ホアはいつも電話しているけれど、割とお高くとまっているような、自分勝手な感じだし、どこに惹かれたのかピンと来なかった。
だいぶ衝撃的な出会いのシーンも驚いたが、様々な女に触れろ、女を知れという言葉が、ある意味本作の軸であったことに気付く。
その言葉とは裏腹に、ずっと一途にホアを想っていたけれど、"自分でない男に抱かれる彼女のため"の服を仕立てるために、彼女の身体に触れ、真っさらな生地に触れる。
その度に何度も彼女を抱いて、その全てを暴いて知り得てきたと言えるのではないか。長い年月の付き合いの中で、彼が知ったこと、想ったこと、成熟してきた日々を想った。
前半と対照的に、後半はグッと引き込まれる展開だった。美しい壁紙、生けられた花、丸く大きな鏡はもう無い。長く暗い廊下の奥にしか居場所が無くなり、武器だった身体的な魅力も消えてしまった。
それでも「あなたのサイズは全て知っている」と、そっと身体の縁をなぞり、背後から抱きしめる。それは、貴女が今ここに生きていることを私は認めている、と無言のうちに伝えているようだった。ホアが流す涙のように、雨が窓を打ち付ける。

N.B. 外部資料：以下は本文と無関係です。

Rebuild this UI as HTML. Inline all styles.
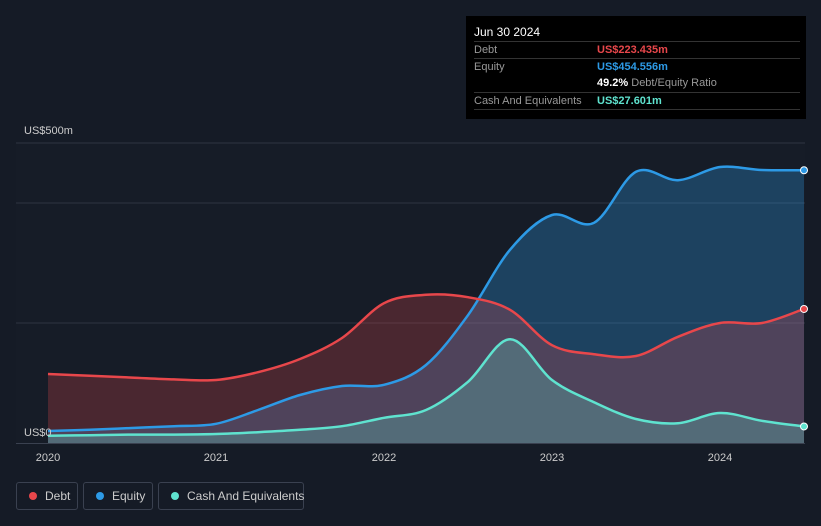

ラストシーンの「手」で、ギュッと心を掴まれるとは思わなかった。唇に触れることを拒む手。身体的に結ばれなくても、手を介して交わる2つの人生。
触れそうで触れられない、果たされないものに、人はどうしたって惹かれてしまうのだと、スクリーンから切なくも溢れ出る本能的なその魅力に、身を委ねる贅沢な一瞬だった。